This project predicts whether a website is safe or phishing/malicious, using a set of well-known features commonly used in phishing detection systems. It is a classification problem built with a robust data pipeline, feature validation, and multiple machine learning models.
Cybersecurity threats like phishing attacks are increasingly prevalent. This system leverages categorical features derived from URLs and website behavior to classify websites as safe or unsafe.
The dataset used in this project is sourced from Kaggle and contains a variety of features such as IP address usage, URL length, HTTPS presence, domain registration, traffic ranking, and more.
| Feature Name | Description |
|---|---|
having_IP_Address |
Uses IP instead of domain name |
URL_Length |
Length of the full URL |
Shortining_Service |
Uses URL shorteners like bit.ly |
having_At_Symbol |
Presence of "@" in the URL |
double_slash_redirecting |
Use of // for redirection |
Prefix_Suffix |
Hyphen in domain name |
having_Sub_Domain |
Number of subdomains |
SSLfinal_State |
Validity of SSL certificate |
Domain_registeration_length |
Length of domain registration |
Favicon |
Favicon loaded from external source |
port |
Use of non-standard ports |
HTTPS_token |
Misleading "https" in domain |
Request_URL |
External objects in URL |
URL_of_Anchor |
Anchor tags leading to other domains |
Links_in_tags |
Meta/script/link tag links |
SFH |
Form handler behavior |
Submitting_to_email |
Form submits to email address |
Abnormal_URL |
URL differs from page source |
Redirect |
Number of redirections |
on_mouseover |
Changes on mouse hover |
RightClick |
Right click disabled |
popUpWidnow |
Presence of pop-ups |
Iframe |
Use of invisible iframes |
age_of_domain |
Age of the domain |
DNSRecord |
Availability of DNS info |
web_traffic |
Site traffic rank |
Page_Rank |
Google's page ranking |
Google_Index |
Indexed by Google or not |
Links_pointing_to_page |
Inbound links to the page |
Statistical_report |
Reported in phishing/malware lists |
Language: Python 3.8+
Backend:
- FastAPI
- Uvicorn (ASGI Server)
Machine Learning:
- Scikit-learn
- NumPy
- Pandas
Experiment Tracking & Serialization:
- MLflow
- dill
Database:
- MongoDB Atlas (Cloud NoSQL)
- PyMongo
Configuration & Environment:
- python-dotenv
- certifi
- pyaml
MongoDB Atlas: Raw data is pushed to a NoSQL database hosted on the cloud.

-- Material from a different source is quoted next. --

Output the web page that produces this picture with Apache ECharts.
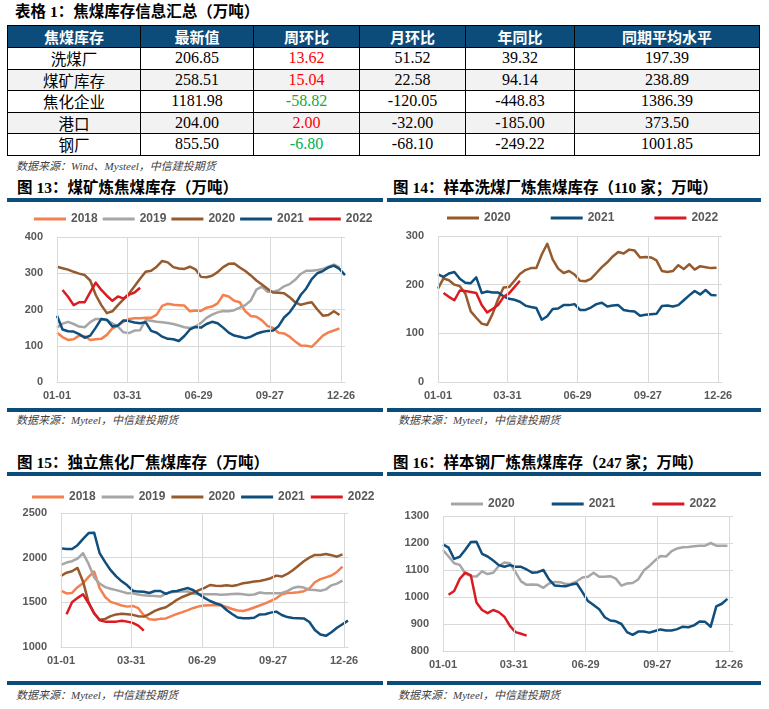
<!DOCTYPE html>
<html>
<head>
<meta charset="utf-8">
<script src="https://cdn.jsdelivr.net/npm/echarts@6/dist/echarts.min.js"></script>
<style>
  body { margin: 0; width: 769px; height: 709px; background: #fff; position: relative; overflow: hidden;
         font-family: "Liberation Serif", "Noto Sans CJK SC", serif; }
  .title { position: absolute; font-weight: bold; font-size: 15.5px; line-height: 18px; color: #000; white-space: nowrap;
           font-family: "Liberation Serif", "Noto Sans CJK SC", serif; }
  .src { position: absolute; font-style: italic; font-size: 11px; line-height: 14px; color: #404040; white-space: nowrap; }
  .bar { position: absolute; height: 4px; background: #0c4c7b; }
  .chart { position: absolute; }
  #tbl { position: absolute; left: 7px; top: 25px; width: 752px; border-collapse: collapse; table-layout: fixed; }
  #tbl td, #tbl th { border: 1px solid #000; padding: 0; text-align: center; white-space: nowrap; }
  #tbl th { background: #0c4c7b; color: #fff; font-family: "Noto Sans CJK SC", sans-serif; font-size: 15px; font-weight: bold; height: 20px; }
  #tbl td { font-size: 16px; height: 20.5px; line-height: 18px; }
  #tbl td.name { font-family: "Noto Sans CJK SC", sans-serif; font-size: 15.5px; }
  #tbl tr.alt td { background: #f2f2f2; }
</style>
</head>
<body>
<div class="title" style="left:15px;top:3px;">表格 1：焦煤库存信息汇总（万吨）</div>
<table id="tbl"></table>
<div class="src" style="left:16px;top:159px;">数据来源：Wind、Mysteel，中信建投期货</div>

<div class="title" style="left:17px;top:179px;">图 13：煤矿炼焦煤库存（万吨）</div>
<div class="title" style="left:393px;top:179px;">图 14：样本洗煤厂炼焦煤库存（110 家；万吨）</div>
<div class="bar" style="left:7px;top:198px;width:376px;"></div>
<div class="bar" style="left:387px;top:198px;width:374px;"></div>
<div id="c13" class="chart" style="left:0;top:203px;width:385px;height:205px;"></div>
<div id="c14" class="chart" style="left:385px;top:203px;width:384px;height:205px;"></div>
<div class="bar" style="left:7px;top:408px;width:376px;"></div>
<div class="bar" style="left:387px;top:408px;width:374px;"></div>
<div class="src" style="left:16px;top:413px;">数据来源：Myteel，中信建投期货</div>
<div class="src" style="left:398px;top:413px;">数据来源：Myteel，中信建投期货</div>

<div class="title" style="left:17px;top:454px;">图 15：独立焦化厂焦煤库存（万吨）</div>
<div class="title" style="left:393px;top:454px;">图 16：样本钢厂炼焦煤库存（247 家；万吨）</div>
<div class="bar" style="left:7px;top:472px;width:376px;"></div>
<div class="bar" style="left:387px;top:472px;width:374px;"></div>
<div id="c15" class="chart" style="left:0;top:478px;width:385px;height:203px;"></div>
<div id="c16" class="chart" style="left:385px;top:478px;width:384px;height:203px;"></div>
<div class="bar" style="left:7px;top:681px;width:376px;"></div>
<div class="bar" style="left:387px;top:681px;width:374px;"></div>
<div class="src" style="left:16px;top:688px;">数据来源：Myteel，中信建投期货</div>
<div class="src" style="left:398px;top:688px;">数据来源：Myteel，中信建投期货</div>

<script>
// 表格数据
var tableHead = ['焦煤库存', '最新值', '周环比', '月环比', '年同比', '同期平均水平']
var rowNames = ['洗煤厂', '煤矿库存', '焦化企业', '港口', '钢厂']
var latest = [206.85, 258.51, 1181.98, 204.00, 855.50]
var weekChg = [13.62, 15.04, -58.82, 2.00, -6.80]
var monthChg = [51.52, 22.58, -120.05, -32.00, -68.10]
var yearChg = [39.32, 94.14, -448.83, -185.00, -249.22]
var avgLevel = [197.39, 238.89, 1386.39, 373.50, 1001.85]

// x 轴刻度（一年中的天数）
var tickDays = [0, 89, 179, 269, 359]
var tickLabels = ['01-01', '03-31', '06-29', '09-27', '12-26']

// 图13 煤矿炼焦煤库存（周度）
var mine2018 = [136,124,116,118,128,126,116,118,119,130,148,155,166,174,176,176,177,177,186,210,216,213,212,211,195,197,196,205,208,217,240,236,224,220,195,182,180,170,155,149,136,134,125,112,101,100,97,112,128,137,142,148]
var mine2019 = [150,161,166,160,153,151,165,174,174,170,162,153,137,135,142,143,171,169,166,165,163,160,156,151,149,153,163,177,186,192,196,195,198,205,212,225,255,263,249,249,253,264,270,282,298,307,307,309,312,318,324,316]
var mine2020 = [318,314,310,304,299,295,280,240,212,190,195,212,228,244,264,285,304,307,318,334,330,317,313,312,318,311,290,289,293,303,317,326,327,316,306,294,280,269,257,247,246,245,234,220,213,217,220,200,183,185,195,185]
var mine2021 = [183,145,140,139,132,122,128,150,174,172,153,156,170,168,164,162,165,141,136,125,119,118,113,127,145,152,150,160,166,162,150,136,128,125,121,125,133,138,141,142,154,178,192,214,240,258,284,300,306,316,321,312,295]
var mine2022 = [null,254,235,212,220,220,248,274,254,238,224,236,230,241,247,260]

// 图14 样本洗煤厂炼焦煤库存
var wash2020 = [192,213,209,200,197,182,145,132,120,117,140,170,194,195,208,222,230,234,234,262,284,252,233,224,228,221,208,207,212,224,236,246,258,267,264,272,270,256,257,256,250,228,226,228,240,232,242,231,238,236,234,235]
var wash2021 = [221,216,223,226,212,204,203,215,183,186,184,184,176,171,169,165,157,154,152,128,135,150,151,158,158,160,148,148,153,160,163,155,157,158,148,146,145,136,138,139,140,156,157,155,158,168,178,187,180,189,179,178]
var wash2022 = [null,183,175,168,188,187,185,183,158,143,150,158,175,182,195,208]

// 图15 独立焦化厂焦煤库存
var coke2018 = [1630,1600,1605,1670,1715,1785,1845,1660,1560,1505,1485,1465,1452,1460,1435,1355,1310,1305,1315,1320,1345,1370,1390,1412,1437,1455,1465,1468,1469,1465,1448,1425,1408,1403,1420,1442,1465,1488,1515,1545,1590,1604,1608,1614,1625,1655,1725,1760,1780,1800,1840,1899]
var coke2019 = [1920,1945,1960,1990,2050,1930,1780,1710,1670,1652,1637,1620,1601,1601,1588,1578,1575,1572,1565,1598,1614,1619,1622,1622,1595,1590,1590,1590,1590,1585,1588,1592,1597,1590,1582,1588,1610,1601,1601,1601,1605,1625,1660,1675,1665,1640,1638,1630,1645,1690,1710,1743]
var coke2020 = [1795,1832,1848,1885,1731,1500,1375,1305,1315,1345,1365,1372,1366,1360,1345,1340,1368,1405,1428,1445,1485,1528,1560,1585,1610,1637,1662,1694,1685,1683,1692,1682,1695,1713,1722,1732,1739,1752,1770,1799,1788,1818,1860,1910,1960,2000,2030,2030,2041,2028,2011,2037]
var coke2021 = [2104,2097,2097,2140,2210,2275,2280,2050,1950,1860,1790,1735,1690,1630,1620,1619,1605,1627,1627,1595,1620,1627,1645,1660,1635,1590,1550,1515,1490,1470,1414,1370,1330,1321,1321,1328,1365,1366,1385,1396,1358,1335,1325,1322,1320,1280,1190,1140,1125,1165,1215,1255,1295]
var coke2022 = [null,1366,1500,1550,1590,1490,1380,1300,1284,1284,1284,1295,1284,1270,1240,1183]

// 图16 样本钢厂炼焦煤库存
var steel2020 = [1174,1150,1125,1119,1087,1077,1076,1095,1085,1090,1115,1128,1125,1092,1058,1045,1046,1045,1034,1050,1056,1055,1048,1049,1058,1072,1075,1090,1075,1075,1077,1068,1042,1050,1052,1065,1098,1115,1135,1152,1150,1170,1180,1184,1185,1188,1190,1190,1200,1190,1190,1190]
var steel2021 = [1195,1183,1141,1149,1175,1204,1205,1160,1150,1135,1118,1112,1118,1112,1112,1102,1090,1092,1100,1065,1043,1041,1040,1046,1050,1018,985,970,955,925,913,910,900,870,860,872,872,868,874,880,876,876,881,890,888,895,909,908,890,965,975,993]
var steel2022 = [null,1008,1022,1067,1090,1080,980,952,940,952,944,927,893,870,864,857]

var C_ORANGE = '#f4804f'
var C_GRAY = '#a6a6a6'
var C_BROWN = '#975a2d'
var C_BLUE = '#0f4e7d'
var C_RED = '#dc1a22'

function fmt(v) {
  return v.toFixed(2)
}

function buildTable() {
  var html = '<colgroup><col style="width:133px"><col style="width:113px"><col style="width:106px"><col style="width:106px"><col style="width:109px"><col style="width:185px"></colgroup>'
  html += '<tr>' + tableHead.map(function(h) { return '<th>' + h + '</th>' }).join('') + '</tr>'
  rowNames.forEach(function(name, i) {
    var wc = weekChg[i] >= 0 ? '#ff0000' : '#00b050'
    html += '<tr' + (i % 2 === 1 ? ' class="alt"' : '') + '>' +
      '<td class="name">' + name + '</td>' +
      '<td>' + fmt(latest[i]) + '</td>' +
      '<td style="color:' + wc + '">' + fmt(weekChg[i]) + '</td>' +
      '<td>' + fmt(monthChg[i]) + '</td>' +
      '<td>' + fmt(yearChg[i]) + '</td>' +
      '<td>' + fmt(avgLevel[i]) + '</td></tr>'
  })
  document.getElementById('tbl').innerHTML = html
}

// 周度数据 -> [天数, 值]
function toPairs(arr) {
  return arr.map(function(v, i) { return [i * 7, v] })
}

function labelFor(v) {
  var i = tickDays.indexOf(v)
  if (i < 0) {
    i = Math.round(v / 90)
    if (tickDays[i] === undefined || Math.abs(v - tickDays[i]) > 3) return ''
  }
  return tickLabels[i] || ''
}

function drawChart(id, cfg) {
  var chart = echarts.init(document.getElementById(id))
  var axisFont = { color: '#595959', fontWeight: 'bold', fontSize: 11, fontFamily: 'Liberation Sans, Arial, sans-serif' }
  var legendFont = Object.assign({}, axisFont, { fontSize: 12 })
  var series = [{
    name: 'vgrid',
    type: 'line',
    data: [],
    z: 1,
    silent: true,
    markLine: {
      silent: true,
      symbol: 'none',
      animation: false,
      label: { show: false },
      lineStyle: { color: '#d9d9d9', width: 1, type: 'solid' },
      data: tickDays.map(function(d) { return { xAxis: d } })
    }
  }]
  cfg.lines.forEach(function(s) {
    series.push({
      name: s.name,
      type: 'line',
      data: toPairs(s.data),
      showSymbol: false,
      symbol: 'none',
      color: s.color,
      lineStyle: { width: 2.5, color: s.color, join: 'round' },
      z: 2
    })
  })
  chart.setOption({
    animation: false,
    legend: {
      data: cfg.lines.map(function(s) { return s.name }),
      left: cfg.legendLeft,
      top: cfg.legendTop,
      icon: 'rect',
      itemWidth: 32,
      itemHeight: 3,
      itemGap: cfg.legendGap,
      textStyle: legendFont
    },
    grid: cfg.grid,
    xAxis: {
      type: 'value',
      min: 0,
      max: 364,
      interval: 90,
      splitLine: { show: false },
      axisTick: { show: false },
      axisLine: { show: true, lineStyle: { color: '#d9d9d9', width: 1 } },
      axisLabel: Object.assign({ customValues: tickDays, formatter: labelFor, margin: 8 }, axisFont)
    },
    yAxis: {
      type: 'value',
      min: cfg.yMin,
      max: cfg.yMax,
      interval: cfg.yStep,
      axisLine: { show: false },
      axisTick: { show: false },
      splitLine: { lineStyle: { color: '#d9d9d9', width: 1 } },
      axisLabel: Object.assign({ margin: 14, formatter: function(v) { return String(v) } }, axisFont)
    },
    series: series
  })
}

buildTable()

drawChart('c13', {
  grid: { left: 57, right: 40, top: 34, bottom: 26 },
  legendLeft: 29, legendTop: 5, legendGap: 5,
  yMin: 0, yMax: 400, yStep: 100,
  lines: [
    { name: '2018', data: mine2018, color: C_ORANGE },
    { name: '2019', data: mine2019, color: C_GRAY },
    { name: '2020', data: mine2020, color: C_BROWN },
    { name: '2021', data: mine2021, color: C_BLUE },
    { name: '2022', data: mine2022, color: C_RED }
  ]
})

drawChart('c14', {
  grid: { left: 53, right: 47, top: 33, bottom: 26 },
  legendLeft: 57, legendTop: 4, legendGap: 40,
  yMin: 0, yMax: 300, yStep: 100,
  lines: [
    { name: '2020', data: wash2020, color: C_BROWN },
    { name: '2021', data: wash2021, color: C_BLUE },
    { name: '2022', data: wash2022, color: C_RED }
  ]
})

drawChart('c15', {
  grid: { left: 61, right: 37, top: 35, bottom: 34 },
  legendLeft: 27, legendTop: 8, legendGap: 6,
  yMin: 1000, yMax: 2500, yStep: 500,
  lines: [
    { name: '2018', data: coke2018, color: C_ORANGE },
    { name: '2019', data: coke2019, color: C_GRAY },
    { name: '2020', data: coke2020, color: C_BROWN },
    { name: '2021', data: coke2021, color: C_BLUE },
    { name: '2022', data: coke2022, color: C_RED }
  ]
})

drawChart('c16', {
  grid: { left: 58, right: 36, top: 38, bottom: 30 },
  legendLeft: 61, legendTop: 15, legendGap: 37,
  yMin: 800, yMax: 1300, yStep: 100,
  lines: [
    { name: '2020', data: steel2020, color: C_GRAY },
    { name: '2021', data: steel2021, color: C_BLUE },
    { name: '2022', data: steel2022, color: C_RED }
  ]
})
</script>
</body>
</html>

Data Ingestion: Loads data from MongoDB and splits it into training and test sets.
Data Validation: Validates schema, checks for missing values, and generates data drift reports.
Data Transformation: Prepares the dataset for training by encoding features.
Model Training: Trains and evaluates models on the dataset.
Artifact Tracking: Each component generates and logs artifacts (train/test data, models, metrics).
The following models are trained and compared based on classification metrics:
'Random Forest': RandomForestClassifier(verbose = 1)
'Decision Tree': DecisionTreeClassifier()
'Gradient Boosting': GradientBoostingClassifier()
'Logistic Regression': LogisticRegression(verbose = 1)
'AdaBoost': AdaBoostClassifier()
-
Clone the repository- git clone https://github.com/your-username/online-security-system.git cd online-security-system
-
Create and activate a virtual environment (optional but recommended)
-
Install the required dependencies- pip install -r requirements.txt
-
Environment Setup- MONGODB_URL="your_mongodb_atlas_connection_string"
-
run in terminal- uvicorn app:app --reload
This will open the interactive FastAPI Swagger UI, where you can test the API endpoints for training and prediction.